IEnumerable<RemotingMessageRequest> enumerable = GrpcClientChannel.GrpcClientTransportSink.TransformToMessages<RemotingMessageRequest>(requestHeaders, requestStream, (methodCallMessage != null) ? methodCallMessage.Uri : null);
// Grpc Channel AsyncDuplexStreamingCall调用
Uri uri = new Uri(this.url);
Channel clientChannel = this.channel.grpcChannelManager.GetClientChannel(uri.Host, uri.IsDefaultPort ? 55555 : uri.Port);
Remoting.RemotingClient remotingClient = new Remoting.RemotingClient(clientChannel);
AsyncDuplexStreamingCall<RemotingMessageRequest, RemotingMessageReply> asyncDuplexStreamingCall = remotingClient.Send(null, null, default(CancellationToken));
foreach (RemotingMessageRequest message in enumerable)
{
asyncDuplexStreamingCall.RequestStream.WriteAsync(message).Wait();
}
asyncDuplexStreamingCall.RequestStream.CompleteAsync().Wait();
if (!asyncDuplexStreamingCall.ResponseStream.MoveNext<RemotingMessageReply>().Result)
{
throw new EndOfStreamException();
}
RemotingMessageReply remotingMessageReply = asyncDuplexStreamingCall.ResponseStream.Current;
GrpcClientChannel.RemotingResponse remotingResponse = new GrpcClientChannel.RemotingResponse
{
Headers = remotingMessageReply.Headers.ToTransportHeaders(),
Content = new MemoryStream()
};
remotingMessageReply.Content.WriteTo(remotingResponse.Content);
if (bool.Parse(remotingMessageReply.Headers.GetValue("Chunked-Content", bool.FalseString)))
{
while (asyncDuplexStreamingCall.ResponseStream.MoveNext<RemotingMessageReply>().Result)
{
remotingMessageReply = asyncDuplexStreamingCall.ResponseStream.Current;
remotingMessageReply.Content.WriteTo(remotingResponse.Content);
}
}
remotingResponse.Content.Seek(0L, SeekOrigin.Begin);
return remotingResponse;
}大致是GrpcClientTransportSink#ProcessMessage-->sendRequestWithRetry-->remotingClient.Send,说明和上面分析的出入不大。

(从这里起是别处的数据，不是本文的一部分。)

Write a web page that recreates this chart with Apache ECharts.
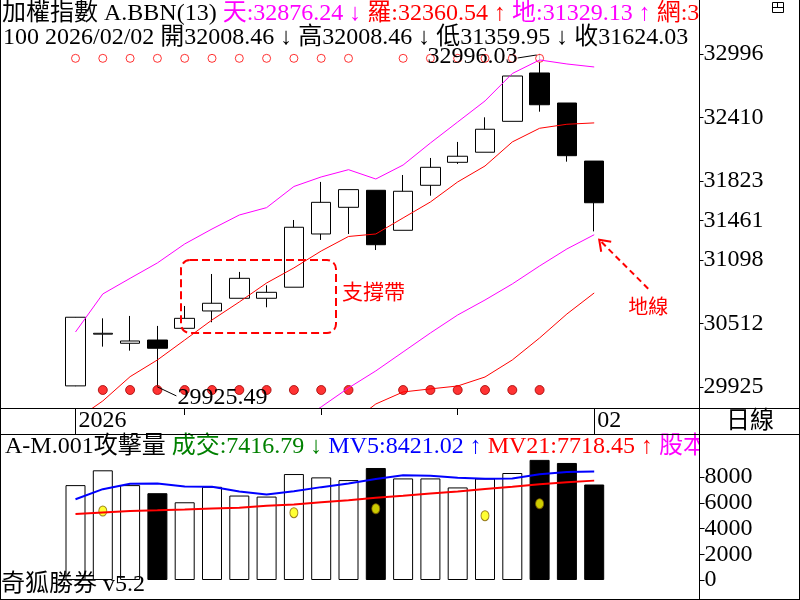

理清楚这些之后,看看正常功能,使用ARM客户端登录就会得到如下调用栈
漏洞分析
之前提到过当.net Remoting当中设置了黑白名单时,可以关注MBR类的方法是否存在一些直接可调用的危险方法。剩下的就是遍历恶意的方法如文件读写、命令执行等,然后构造Channel客户端并找到对应的objecturi就能调用对应的的方法,整理了一些
| URI | Service | namespace |
|---|---|---|
| wusel | WuselImplementation | pn.server |
| gaffer | GafferImplementation | pn.gaffer |
| tattle | TattleImplementation | pn.server |
| update | UpdateSourceImplementation | pn.update |
| tracerServer | TracerServerImplementation | pn.tracer |
| farmServer | FarmServerImplementation | pn.server.farm |
| tracerCenter | TracerCenterImplementation | pn.tracer |
| jobCenter | JobCenterImplementation | pn.jobs |
| GenericGafferCredentialService | GenericGafferCredentialServiceImplementation | pn.connectors.generic.gaffer |
| logService | LogServiceImplementation | pn.server |
| ServerDebugger | ServerDebuggerImplementation | ServerDebuggerImplementation |
以上面的CVE为例,是TattleImplementation服务出现了任意文件读取的问题,只需要构造GrpcClientChannel注册grpc://IP:5555/tattle之后调用其方法,至于升级成RCE就需要利用.erlang.cookie( C:\ProgramData\SolarWinds\Orion\RabbitMQ\.erlang.cookie )的姿势了,这里不再详细说明。
总结
服务端为了实现更强大的功能可能就会碰到自定义的ServerChanel,还有基于UDP、Websocket等协议的,代码审计的关注点。